<<<<

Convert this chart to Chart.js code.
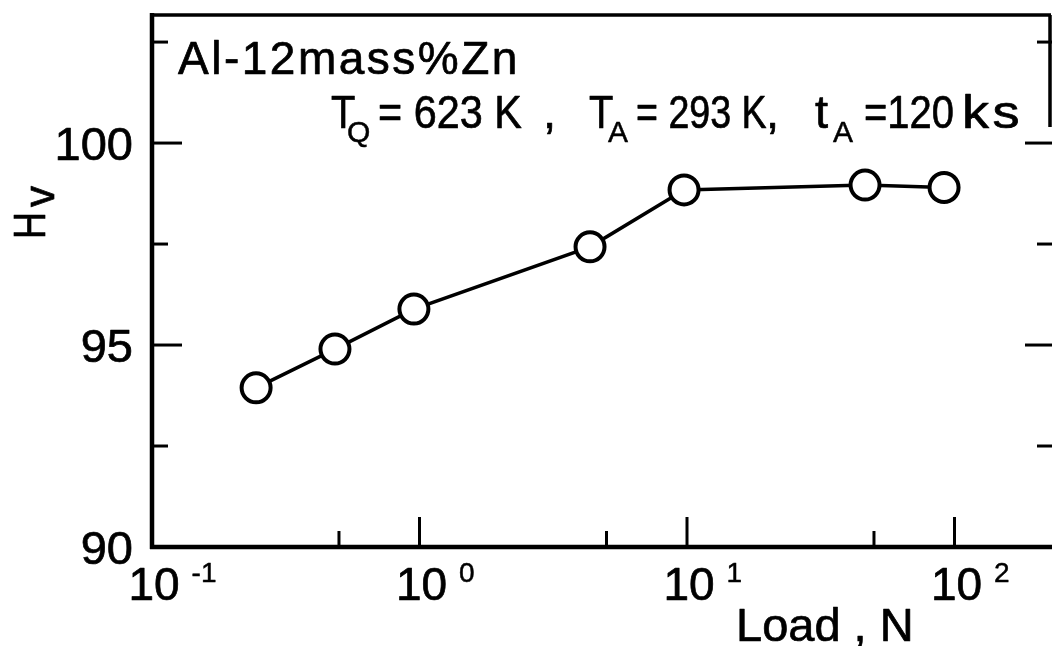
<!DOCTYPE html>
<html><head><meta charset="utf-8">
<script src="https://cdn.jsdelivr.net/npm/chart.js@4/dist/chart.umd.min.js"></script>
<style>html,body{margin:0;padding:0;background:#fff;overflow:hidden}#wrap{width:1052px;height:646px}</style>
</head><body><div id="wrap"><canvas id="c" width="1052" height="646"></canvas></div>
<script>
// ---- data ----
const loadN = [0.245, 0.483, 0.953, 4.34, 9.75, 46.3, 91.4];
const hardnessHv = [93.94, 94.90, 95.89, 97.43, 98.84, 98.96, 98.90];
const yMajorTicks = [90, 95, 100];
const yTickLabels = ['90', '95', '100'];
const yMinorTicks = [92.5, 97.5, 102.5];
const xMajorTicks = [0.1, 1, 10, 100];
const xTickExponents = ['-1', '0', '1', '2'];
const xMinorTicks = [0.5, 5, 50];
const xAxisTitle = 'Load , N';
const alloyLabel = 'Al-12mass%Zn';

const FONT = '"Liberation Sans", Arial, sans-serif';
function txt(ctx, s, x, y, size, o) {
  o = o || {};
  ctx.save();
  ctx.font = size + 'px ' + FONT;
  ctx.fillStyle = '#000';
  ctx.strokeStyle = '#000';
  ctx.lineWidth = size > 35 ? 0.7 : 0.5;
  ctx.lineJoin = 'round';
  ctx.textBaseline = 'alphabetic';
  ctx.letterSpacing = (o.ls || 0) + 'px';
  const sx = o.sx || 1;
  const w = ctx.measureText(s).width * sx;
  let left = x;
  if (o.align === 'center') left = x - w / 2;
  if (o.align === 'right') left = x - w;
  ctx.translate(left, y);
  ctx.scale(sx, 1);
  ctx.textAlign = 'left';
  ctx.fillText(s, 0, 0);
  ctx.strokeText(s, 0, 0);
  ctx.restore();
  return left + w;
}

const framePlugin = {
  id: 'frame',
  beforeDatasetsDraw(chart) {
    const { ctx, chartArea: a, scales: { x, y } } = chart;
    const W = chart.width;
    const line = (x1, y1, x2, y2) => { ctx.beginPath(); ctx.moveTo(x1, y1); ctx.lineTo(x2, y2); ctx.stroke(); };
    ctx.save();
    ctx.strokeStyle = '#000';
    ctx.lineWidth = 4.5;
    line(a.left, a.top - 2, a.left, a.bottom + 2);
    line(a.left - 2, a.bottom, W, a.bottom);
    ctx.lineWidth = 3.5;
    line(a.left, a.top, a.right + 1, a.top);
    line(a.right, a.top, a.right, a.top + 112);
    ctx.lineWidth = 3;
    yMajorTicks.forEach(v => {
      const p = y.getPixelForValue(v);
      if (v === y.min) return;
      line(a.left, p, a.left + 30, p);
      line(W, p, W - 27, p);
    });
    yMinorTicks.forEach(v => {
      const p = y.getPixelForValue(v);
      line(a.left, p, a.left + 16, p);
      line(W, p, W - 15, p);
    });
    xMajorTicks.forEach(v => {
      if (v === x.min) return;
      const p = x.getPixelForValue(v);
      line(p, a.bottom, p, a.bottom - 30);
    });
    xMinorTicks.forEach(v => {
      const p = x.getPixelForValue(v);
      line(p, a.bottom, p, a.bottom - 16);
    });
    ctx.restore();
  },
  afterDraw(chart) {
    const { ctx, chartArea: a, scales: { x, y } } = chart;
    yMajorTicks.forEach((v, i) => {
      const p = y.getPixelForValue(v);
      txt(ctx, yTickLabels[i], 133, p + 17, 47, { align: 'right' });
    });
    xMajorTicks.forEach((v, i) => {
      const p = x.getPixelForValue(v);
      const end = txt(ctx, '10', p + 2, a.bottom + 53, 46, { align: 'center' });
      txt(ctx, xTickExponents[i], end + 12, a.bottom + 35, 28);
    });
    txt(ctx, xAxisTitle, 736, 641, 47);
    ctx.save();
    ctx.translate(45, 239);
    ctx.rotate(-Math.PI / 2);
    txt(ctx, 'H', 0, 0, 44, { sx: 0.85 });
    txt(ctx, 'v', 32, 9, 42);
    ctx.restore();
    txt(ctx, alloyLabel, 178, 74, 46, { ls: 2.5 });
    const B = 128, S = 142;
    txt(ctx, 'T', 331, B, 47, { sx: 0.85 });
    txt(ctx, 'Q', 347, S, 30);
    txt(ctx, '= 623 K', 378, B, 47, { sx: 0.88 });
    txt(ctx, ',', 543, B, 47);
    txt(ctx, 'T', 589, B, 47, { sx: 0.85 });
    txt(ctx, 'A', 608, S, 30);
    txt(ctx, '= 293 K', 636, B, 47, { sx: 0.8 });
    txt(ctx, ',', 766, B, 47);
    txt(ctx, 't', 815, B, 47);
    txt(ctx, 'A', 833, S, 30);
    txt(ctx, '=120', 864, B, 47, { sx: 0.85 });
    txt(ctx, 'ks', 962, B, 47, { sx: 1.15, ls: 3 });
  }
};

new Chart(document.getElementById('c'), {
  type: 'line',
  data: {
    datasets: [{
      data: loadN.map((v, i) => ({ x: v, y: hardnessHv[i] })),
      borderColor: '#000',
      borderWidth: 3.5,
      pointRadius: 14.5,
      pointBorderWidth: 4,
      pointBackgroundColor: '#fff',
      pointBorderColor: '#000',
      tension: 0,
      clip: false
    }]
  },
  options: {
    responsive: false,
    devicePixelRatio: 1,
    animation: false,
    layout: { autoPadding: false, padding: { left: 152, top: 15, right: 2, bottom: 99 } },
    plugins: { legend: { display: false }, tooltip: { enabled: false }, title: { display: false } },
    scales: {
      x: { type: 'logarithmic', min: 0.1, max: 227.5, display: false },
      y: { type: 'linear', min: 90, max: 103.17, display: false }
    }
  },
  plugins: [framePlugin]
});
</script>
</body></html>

>>>>

§ **EXERCISE DESCRIPTION**
Exactly as written, return every line of the listing, but not the pictures.

§ **SOLUTION TO THE PROBLEM**
Convert this chart to Chart.js code.
<!DOCTYPE html>
<html><head><meta charset="utf-8">
<script src="https://cdn.jsdelivr.net/npm/chart.js@4/dist/chart.umd.min.js"></script>
<style>html,body{margin:0;padding:0;background:#fff;overflow:hidden}#wrap{width:1052px;height:646px}</style>
</head><body><div id="wrap"><canvas id="c" width="1052" height="646"></canvas></div>
<script>
// ---- data ----
const loadN = [0.245, 0.483, 0.953, 4.34, 9.75, 46.3, 91.4];
const hardnessHv = [93.94, 94.90, 95.89, 97.43, 98.84, 98.96, 98.90];
const yMajorTicks = [90, 95, 100];
const yTickLabels = ['90', '95', '100'];
const yMinorTicks = [92.5, 97.5, 102.5];
const xMajorTicks = [0.1, 1, 10, 100];
const xTickExponents = ['-1', '0', '1', '2'];
const xMinorTicks = [0.5, 5, 50];
const xAxisTitle = 'Load , N';
const alloyLabel = 'Al-12mass%Zn';

const FONT = '"Liberation Sans", Arial, sans-serif';
function txt(ctx, s, x, y, size, o) {
  o = o || {};
  ctx.save();
  ctx.font = size + 'px ' + FONT;
  ctx.fillStyle = '#000';
  ctx.strokeStyle = '#000';
  ctx.lineWidth = size > 35 ? 0.7 : 0.5;
  ctx.lineJoin = 'round';
  ctx.textBaseline = 'alphabetic';
  ctx.letterSpacing = (o.ls || 0) + 'px';
  const sx = o.sx || 1;
  const w = ctx.measureText(s).width * sx;
  let left = x;
  if (o.align === 'center') left = x - w / 2;
  if (o.align === 'right') left = x - w;
  ctx.translate(left, y);
  ctx.scale(sx, 1);
  ctx.textAlign = 'left';
  ctx.fillText(s, 0, 0);
  ctx.strokeText(s, 0, 0);
  ctx.restore();
  return left + w;
}

const framePlugin = {
  id: 'frame',
  beforeDatasetsDraw(chart) {
    const { ctx, chartArea: a, scales: { x, y } } = chart;
    const W = chart.width;
    const line = (x1, y1, x2, y2) => { ctx.beginPath(); ctx.moveTo(x1, y1); ctx.lineTo(x2, y2); ctx.stroke(); };
    ctx.save();
    ctx.strokeStyle = '#000';
    ctx.lineWidth = 4.5;
    line(a.left, a.top - 2, a.left, a.bottom + 2);
    line(a.left - 2, a.bottom, W, a.bottom);
    ctx.lineWidth = 3.5;
    line(a.left, a.top, a.right + 1, a.top);
    line(a.right, a.top, a.right, a.top + 112);
    ctx.lineWidth = 3;
    yMajorTicks.forEach(v => {
      const p = y.getPixelForValue(v);
      if (v === y.min) return;
      line(a.left, p, a.left + 30, p);
      line(W, p, W - 27, p);
    });
    yMinorTicks.forEach(v => {
      const p = y.getPixelForValue(v);
      line(a.left, p, a.left + 16, p);
      line(W, p, W - 15, p);
    });
    xMajorTicks.forEach(v => {
      if (v === x.min) return;
      const p = x.getPixelForValue(v);
      line(p, a.bottom, p, a.bottom - 30);
    });
    xMinorTicks.forEach(v => {
      const p = x.getPixelForValue(v);
      line(p, a.bottom, p, a.bottom - 16);
    });
    ctx.restore();
  },
  afterDraw(chart) {
    const { ctx, chartArea: a, scales: { x, y } } = chart;
    yMajorTicks.forEach((v, i) => {
      const p = y.getPixelForValue(v);
      txt(ctx, yTickLabels[i], 133, p + 17, 47, { align: 'right' });
    });
    xMajorTicks.forEach((v, i) => {
      const p = x.getPixelForValue(v);
      const end = txt(ctx, '10', p + 2, a.bottom + 53, 46, { align: 'center' });
      txt(ctx, xTickExponents[i], end + 12, a.bottom + 35, 28);
    });
    txt(ctx, xAxisTitle, 736, 641, 47);
    ctx.save();
    ctx.translate(45, 239);
    ctx.rotate(-Math.PI / 2);
    txt(ctx, 'H', 0, 0, 44, { sx: 0.85 });
    txt(ctx, 'v', 32, 9, 42);
    ctx.restore();
    txt(ctx, alloyLabel, 178, 74, 46, { ls: 2.5 });
    const B = 128, S = 142;
    txt(ctx, 'T', 331, B, 47, { sx: 0.85 });
    txt(ctx, 'Q', 347, S, 30);
    txt(ctx, '= 623 K', 378, B, 47, { sx: 0.88 });
    txt(ctx, ',', 543, B, 47);
    txt(ctx, 'T', 589, B, 47, { sx: 0.85 });
    txt(ctx, 'A', 608, S, 30);
    txt(ctx, '= 293 K', 636, B, 47, { sx: 0.8 });
    txt(ctx, ',', 766, B, 47);
    txt(ctx, 't', 815, B, 47);
    txt(ctx, 'A', 833, S, 30);
    txt(ctx, '=120', 864, B, 47, { sx: 0.85 });
    txt(ctx, 'ks', 962, B, 47, { sx: 1.15, ls: 3 });
  }
};

new Chart(document.getElementById('c'), {
  type: 'line',
  data: {
    datasets: [{
      data: loadN.map((v, i) => ({ x: v, y: hardnessHv[i] })),
      borderColor: '#000',
      borderWidth: 3.5,
      pointRadius: 14.5,
      pointBorderWidth: 4,
      pointBackgroundColor: '#fff',
      pointBorderColor: '#000',
      tension: 0,
      clip: false
    }]
  },
  options: {
    responsive: false,
    devicePixelRatio: 1,
    animation: false,
    layout: { autoPadding: false, padding: { left: 152, top: 15, right: 2, bottom: 99 } },
    plugins: { legend: { display: false }, tooltip: { enabled: false }, title: { display: false } },
    scales: {
      x: { type: 'logarithmic', min: 0.1, max: 227.5, display: false },
      y: { type: 'linear', min: 90, max: 103.17, display: false }
    }
  },
  plugins: [framePlugin]
});
</script>
</body></html>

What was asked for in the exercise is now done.